The Ministry of Justice and the Duma have not provided any more recent data, although the report is not classified and does not even bear the ‘For official use only’ stamp. It only remains to guess what those NGOs are doing that, according to the cunningly drafted law, ‘may be recognised’ but have not been recognised as ‘foreign agents,’ despite the size of their foreign funding.
A presentation by Sonya Groisman, a journalist with the Dozhd media outlet recognised as a ‘foreign agent,’ who has also been recognised as an individual ‘foreign agent,’ was accompanied on Zoom with a banner that, in accordance with the law, was on screen for 15 seconds – which, it turns out, online is unbearably long and very stupid. Actual presentations about the formal and informal restrictions imposed by the ‘foreign agent’ status were concluded by Niuta Federmesser who talked about how the ‘foreign agent’ legislation, which has not affected her foundation directly, nevertheless undermines trust in all NGOs and negatively impacts charitable activities.

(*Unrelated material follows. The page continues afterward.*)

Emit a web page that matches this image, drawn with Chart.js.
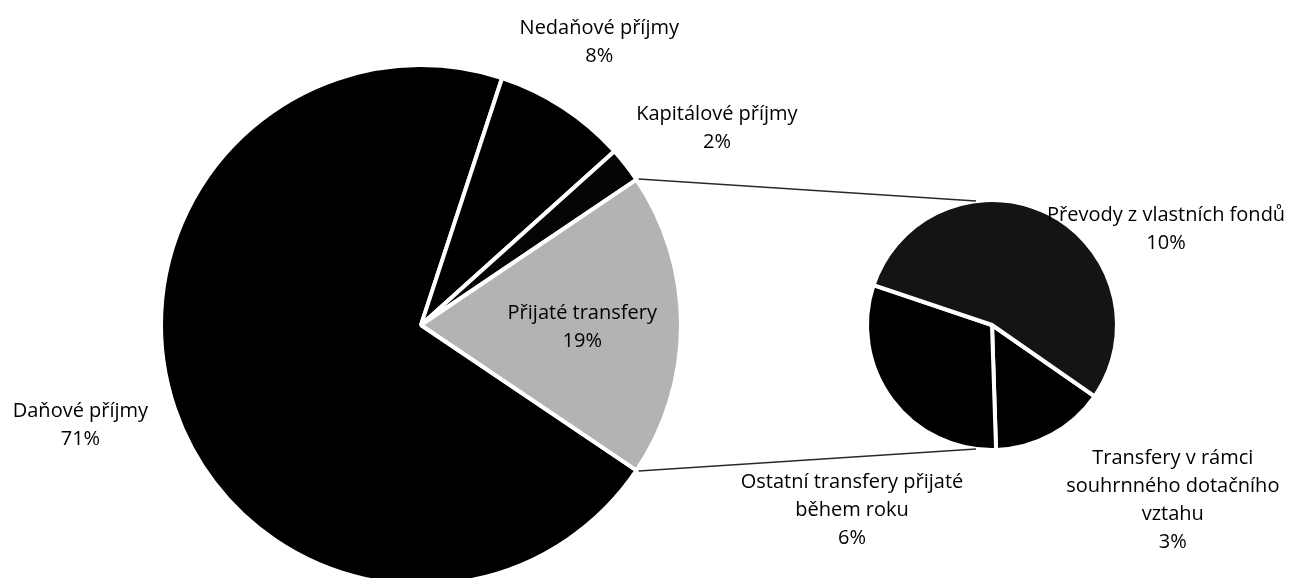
<!DOCTYPE html>
<html>
<head>
<meta charset="utf-8">
<script src="https://cdn.jsdelivr.net/npm/chart.js@4.4.0/dist/chart.umd.min.js"></script>
<style>
html,body{margin:0;padding:0;background:#ffffff;overflow:hidden;width:1301px;height:578px}
#wrap{position:absolute;left:0;top:0;width:1301px;height:600px}
#wrap canvas{position:absolute;left:0;top:0}
</style>
</head>
<body>
<div id="wrap">
  <canvas id="mainPie" width="1301" height="600"></canvas>
  <canvas id="subPie" width="1301" height="600"></canvas>
</div>
<script>
// ---------- DATA ----------
const mainCategories = ["Daňové příjmy", "Nedaňové příjmy", "Kapitálové příjmy", "Přijaté transfery"];
const mainValues = [70.6, 8.3, 2.2, 18.9];
const mainPercentLabels = ["71%", "8%", "2%", "19%"];

const subCategories = ["Transfery v rámci souhrnného dotačního vztahu", "Ostatní transfery přijaté během roku", "Převody z vlastních fondů"];
const subValues = [2.8, 5.8, 10.3];
const subPercentLabels = ["3%", "6%", "10%"];

// ---------- LAYOUT / STYLE ----------
const FONT = '20px "Open Sans", "Noto Sans", sans-serif';
const LINE_H = 28;
const mainColors = ["#000000", "#000000", "#050505", "#b3b3b3"];
const subColors = ["#000000", "#000000", "#141414"];
// label text wrapping (lines) for each slice
const mainLabelLines = [["Daňové příjmy"], ["Nedaňové příjmy"], ["Kapitálové příjmy"], ["Přijaté transfery"]];
const subLabelLines = [["Transfery v rámci", "souhrnného dotačního", "vztahu"], ["Ostatní transfery přijaté", "během roku"], ["Převody z vlastních fondů"]];
// label centre offsets in units of the pie radius
const mainLabelPos = [[-1.320, 0.390], [0.691, -1.097], [1.147, -0.761], [0.625, 0.008]];
const subLabelPos = [[1.470, 1.425], [-1.138, 1.504], [1.415, -0.776]];

// rotation of main pie so the "Přijaté transfery" slice is centred on the right
const mainTotal = mainValues.reduce((a, b) => a + b, 0);
const beforeLast = mainValues.slice(0, 3).reduce((a, b) => a + b, 0);
const mainRotation = 90 - (mainValues[3] / mainTotal) * 180 - (beforeLast / mainTotal) * 360;

function drawLabels(chart, linesArr, pctArr, posArr) {
  const ctx = chart.ctx;
  const meta = chart.getDatasetMeta(0);
  ctx.save();
  ctx.font = FONT;
  ctx.fillStyle = "#000000";
  ctx.textAlign = "center";
  ctx.textBaseline = "middle";
  meta.data.forEach((arc, i) => {
    const R = arc.outerRadius - 2;
    const cx = arc.x + posArr[i][0] * R;
    const cy = arc.y + posArr[i][1] * R;
    const lines = linesArr[i].concat([pctArr[i]]);
    const top = cy - (lines.length - 1) * LINE_H / 2;
    lines.forEach((t, k) => ctx.fillText(t, cx, top + k * LINE_H));
  });
  ctx.restore();
}

let mainChart = null;

const mainLabelPlugin = {
  id: "mainLabels",
  afterDatasetsDraw(chart) { drawLabels(chart, mainLabelLines, mainPercentLabels, mainLabelPos); }
};

const subPlugin = {
  id: "subLabels",
  afterDatasetsDraw(chart) {
    drawLabels(chart, subLabelLines, subPercentLabels, subLabelPos);
    if (!mainChart) return;
    const g = mainChart.getDatasetMeta(0).data[3];
    const s = chart.getDatasetMeta(0).data[0];
    const R = g.outerRadius - 1;
    const r2 = s.outerRadius - 2;
    const ctx = chart.ctx;
    ctx.save();
    ctx.strokeStyle = "#2a2a2a";
    ctx.lineWidth = 1.5;
    ctx.beginPath();
    ctx.moveTo(g.x + R * Math.cos(g.startAngle) + 3, g.y + R * Math.sin(g.startAngle) - 1);
    ctx.lineTo(s.x - 16, s.y - r2 - 1);
    ctx.moveTo(g.x + R * Math.cos(g.endAngle) + 3, g.y + R * Math.sin(g.endAngle) + 1);
    ctx.lineTo(s.x - 16, s.y + r2 + 1);
    ctx.stroke();
    ctx.restore();
  }
};

function build() {
  mainChart = new Chart(document.getElementById("mainPie"), {
    type: "pie",
    data: {
      labels: mainCategories,
      datasets: [{
        data: mainValues,
        backgroundColor: mainColors,
        borderColor: "#ffffff",
        borderWidth: 4,
        radius: 260
      }]
    },
    options: {
      responsive: false,
      animation: false,
      rotation: mainRotation,
      layout: { padding: { left: 161, right: 620, top: 65, bottom: 15 } },
      plugins: { legend: { display: false }, tooltip: { enabled: false } }
    },
    plugins: [mainLabelPlugin]
  });

  new Chart(document.getElementById("subPie"), {
    type: "pie",
    data: {
      labels: subCategories,
      datasets: [{
        data: subValues,
        backgroundColor: subColors,
        borderColor: "#ffffff",
        borderWidth: 4,
        radius: 125
      }]
    },
    options: {
      responsive: false,
      animation: false,
      rotation: 124.8,
      layout: { padding: { left: 869, right: 186, top: 202, bottom: 152 } },
      plugins: { legend: { display: false }, tooltip: { enabled: false } }
    },
    plugins: [subPlugin]
  });
}

if (document.fonts && document.fonts.load) {
  document.fonts.load(FONT).then(build, build);
} else {
  build();
}
</script>
</body>
</html>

Elena Abrosimova, a law professor at Moscow State University, offered an unexpected solution in terms of a repeal of the whole outdated 1996 law on non-profit organizations on the grounds that existing provisions of the Civil Code are sufficient to regulate their activities. Ekaterina Shulman said that by the same logic all restrictions on ‘foreign agent’ NGOs should moved to come under the so-called ‘Dima Yakovlev Law,’ which would correctly indicate the nature of their liability that can be applied by court decision only.
Among the legal strategies for fighting the ‘foreign agent’ legislation, along with awaiting the consideration of the application by about 60 Russian NGOs to the European Court of Human Rights which was communicated back in 2017, lawyers also point to the possibility of reapplying to the Constitutional Court. The latter’s 2014 ruling, in which the Constitutional Court noted that the 2012 law does not discriminate against ‘foreign agents’ in comparison with other NGOs, has long been inconsistent with the changed reality of both legislation and law enforcement.
Elena Topoleva proposed moving the discussion to the Public Chamber, of which she is a member. Most of the members of the Human Rights Council who supported the efforts of the Moscow Helsinki Group were unable to take part in the round table on 3 February because of a parallel session at the Council devoted to implementation of the president’s instructions following the December meeting of the Council. These included instructions to the Ministry of Justice: ‘a) to analyze jointly with the Prosecutor General’s Office and the Human Rights Council the legislation regulating the activities of NGOs performing the functions of a ‘foreign agent,’ including the terms of removal from the ‘foreign agent’ register and the application of the legislation in practice; and b) to analyze jointly with Roskomnadzor and with the participation of the Human Rights Council and the Russian Union of Journalists the legislation regulating the activities of media outlets performing the functions of a ‘foreign agent’ and the application of the legislation in practice.’